Ce ne sont pas là, je le répète, les seuls poëtes prolétaires dont nous avons connaissance. Il en est un dont nous avons lu des vers qui ne rappellent pas, comme font peut-être ceux des auteurs que nous venons de citer, la lecture de modèles, des vers doués d’individualité, d’originalité intime et profonde. Si la profession qu’il exerce, celle d’ouvrier en vidanges, faisait reculer d’horreur certains oisifs, nous leur dirions que, dans l’enfer de Rabelais, la belle reine Cléopâtre est laveuse de vaisselle. La société actuelle ressemble un peu à cet enfer, puisqu’un homme comme M. Poncy (c’est le nom de cet ouvrier), capable d’écrire des vers que signeraient Victor Hugo et Lamartine, et qui ont le mérite de n’être pas une imitation de leur école, a été, par le hasard de sa naissance, livré à cette profession.

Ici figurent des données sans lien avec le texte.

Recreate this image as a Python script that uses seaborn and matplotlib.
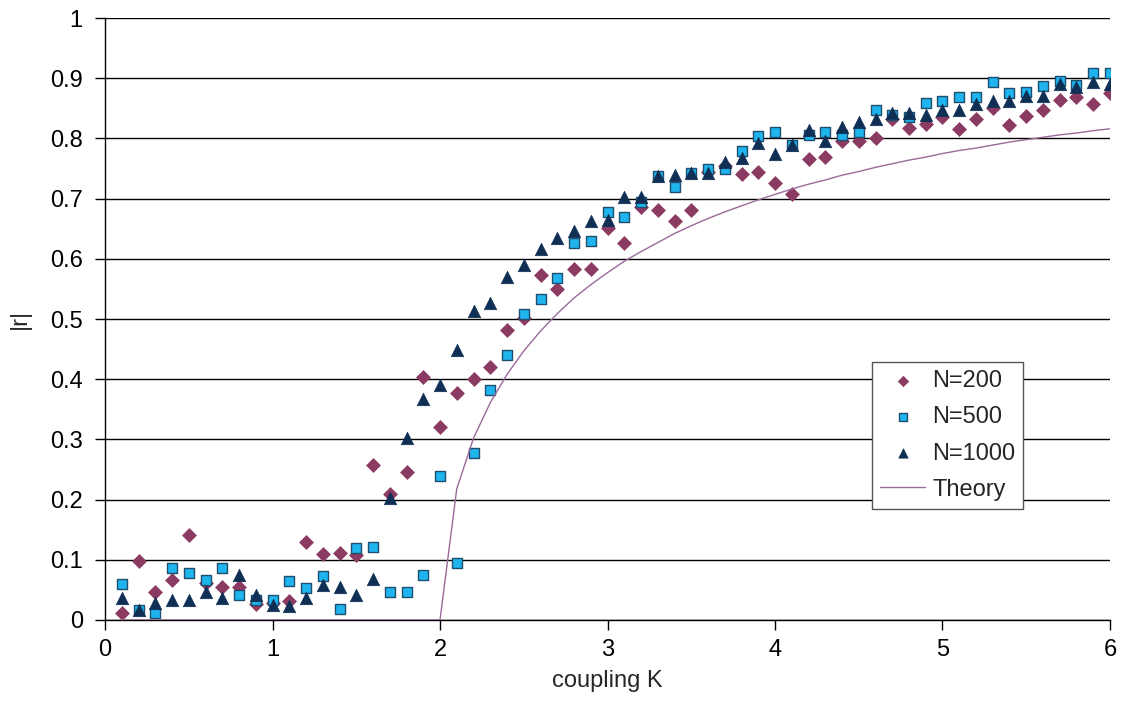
import numpy as np
import pandas as pd
import matplotlib
matplotlib.use("Agg")
import matplotlib.pyplot as plt
import seaborn as sns
from matplotlib.ticker import FuncFormatter, MultipleLocator

# coupling strength grid
coupling = [0.1, 0.2, 0.3, 0.4, 0.5, 0.6, 0.7, 0.8, 0.9, 1.0,
            1.1, 1.2, 1.3, 1.4, 1.5, 1.6, 1.7, 1.8, 1.9, 2.0,
            2.1, 2.2, 2.3, 2.4, 2.5, 2.6, 2.7, 2.8, 2.9, 3.0,
            3.1, 3.2, 3.3, 3.4, 3.5, 3.6, 3.7, 3.8, 3.9, 4.0,
            4.1, 4.2, 4.3, 4.4, 4.5, 4.6, 4.7, 4.8, 4.9, 5.0,
            5.1, 5.2, 5.3, 5.4, 5.5, 5.6, 5.7, 5.8, 5.9, 6.0]

r_n200 = [0.012, 0.098, 0.046, 0.067, 0.142, 0.062, 0.054, 0.055, 0.026, 0.028,
          0.031, 0.129, 0.109, 0.111, 0.108, 0.257, 0.209, 0.246, 0.404, 0.321,
          0.377, 0.400, 0.421, 0.482, 0.502, 0.573, 0.550, 0.583, 0.583, 0.652,
          0.626, 0.686, 0.681, 0.663, 0.681, 0.744, 0.755, 0.741, 0.744, 0.726,
          0.708, 0.766, 0.769, 0.795, 0.795, 0.800, 0.833, 0.817, 0.824, 0.835,
          0.815, 0.832, 0.850, 0.823, 0.837, 0.848, 0.864, 0.869, 0.858, 0.875]

r_n500 = [0.060, 0.017, 0.012, 0.086, 0.078, 0.067, 0.086, 0.041, 0.033, 0.033,
          0.064, 0.053, 0.073, 0.019, 0.119, 0.122, 0.046, 0.046, 0.075, 0.239,
          0.095, 0.278, 0.382, 0.441, 0.509, 0.534, 0.568, 0.627, 0.630, 0.677,
          0.670, 0.695, 0.738, 0.720, 0.743, 0.750, 0.749, 0.779, 0.804, 0.811,
          0.789, 0.806, 0.811, 0.806, 0.810, 0.848, 0.839, 0.835, 0.859, 0.863,
          0.869, 0.869, 0.893, 0.875, 0.878, 0.887, 0.895, 0.889, 0.909, 0.909]

r_n1000 = [0.037, 0.017, 0.028, 0.034, 0.034, 0.046, 0.036, 0.074, 0.042, 0.025,
           0.023, 0.036, 0.058, 0.054, 0.042, 0.068, 0.203, 0.302, 0.367, 0.390,
           0.449, 0.514, 0.526, 0.570, 0.590, 0.616, 0.634, 0.647, 0.663, 0.664,
           0.702, 0.702, 0.738, 0.740, 0.742, 0.742, 0.761, 0.767, 0.793, 0.775,
           0.789, 0.814, 0.796, 0.819, 0.828, 0.832, 0.842, 0.843, 0.839, 0.847,
           0.848, 0.857, 0.863, 0.863, 0.870, 0.870, 0.891, 0.885, 0.893, 0.890]

r_theory = [0.0, 0.0, 0.0, 0.0, 0.0, 0.0, 0.0, 0.0, 0.0, 0.0,
            0.0, 0.0, 0.0, 0.0, 0.0, 0.0, 0.0, 0.0, 0.0, 0.0,
            0.218, 0.302, 0.361, 0.408, 0.447, 0.480, 0.509, 0.535, 0.557, 0.577,
            0.596, 0.612, 0.627, 0.642, 0.655, 0.667, 0.678, 0.688, 0.698, 0.707,
            0.716, 0.724, 0.731, 0.739, 0.745, 0.752, 0.758, 0.764, 0.769, 0.775,
            0.780, 0.784, 0.789, 0.794, 0.798, 0.802, 0.806, 0.809, 0.813, 0.816]

sns.set_theme(style="white")
plt.rcParams["font.family"] = ["Liberation Sans", "DejaVu Sans"]

df = pd.DataFrame({"K": coupling, "N=200": r_n200, "N=500": r_n500,
                   "N=1000": r_n1000, "Theory": r_theory})

fig = plt.figure(figsize=(11.22, 7.23), dpi=100)
ax = fig.add_axes([0.0936, 0.1425, 0.8957, 0.8325])

# horizontal grid lines like the Excel original
ax.set_axisbelow(True)
ax.yaxis.grid(True, color="black", linewidth=1.0)
ax.xaxis.grid(False)

sns.scatterplot(data=df, x="K", y="N=200", ax=ax, marker="D", s=50,
                color="#8B3A62", edgecolor="#8B3A62", linewidth=0.5, label="N=200", zorder=3)
sns.scatterplot(data=df, x="K", y="N=500", ax=ax, marker="s", s=62,
                color="#1EB4EE", edgecolor="#1F4E6E", linewidth=1.0, label="N=500", zorder=3)
sns.scatterplot(data=df, x="K", y="N=1000", ax=ax, marker="^", s=80,
                color="#0F2F55", edgecolor="#0F2F55", linewidth=0.5, label="N=1000", zorder=3)
sns.lineplot(data=df, x="K", y="Theory", ax=ax, color="#9A6A9A",
             linewidth=1.0, label="Theory", zorder=4)

ax.set_xlim(0, 6)
ax.set_ylim(0, 1)
ax.xaxis.set_major_locator(MultipleLocator(1))
ax.yaxis.set_major_locator(MultipleLocator(0.1))
ax.yaxis.set_major_formatter(FuncFormatter(lambda v, p: f"{v:.1f}".rstrip("0").rstrip(".") if v else "0"))

for side in ["top", "right"]:
    ax.spines[side].set_visible(False)
for side in ["left", "bottom"]:
    ax.spines[side].set_color("black")
    ax.spines[side].set_linewidth(1.0)

ax.tick_params(axis="both", which="major", labelsize=17, colors="black",
               direction="out", length=7, width=1.0, left=True, bottom=True)
ax.tick_params(axis="y", pad=9)
ax.tick_params(axis="x", pad=7)

ax.set_xlabel("coupling K", fontsize=17, labelpad=6)
ax.set_ylabel("|r|", fontsize=17, labelpad=14)

leg = ax.legend(loc="upper left", bbox_to_anchor=(0.763, 0.4286), borderaxespad=0,
                fontsize=17, frameon=True, fancybox=False, framealpha=1,
                edgecolor="#555555", markerscale=0.75,
                handlelength=1.9, handletextpad=0.3, borderpad=0.35, labelspacing=0.6)
leg.get_frame().set_linewidth(1.0)

fig.savefig("out.png", dpi=100, facecolor="white")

Lyon, la grande ville des ouvriers, a aussi ses poëtes, canuts et autres, que nous ferons peut-être connaître un jour.

Au surplus, comme on peut le croire, les prolétaires ne manient pas seulement le vers ; ils écrivent fort bien de sages pensées en prose. Et, comme s’il venait à point pour nous être en aide et prouver notre assertion, voici un jeune ouvrier typographe et graveur qui nous remet, à l’instant même, une Notice sur l’infortuné Boyer. Cette Notice ne peut être mieux annoncée[1] qu’en compagnie des poëtes du peuple.

Novembre 1841.
  1. Elle a été publiée dans la Revue Indépendante.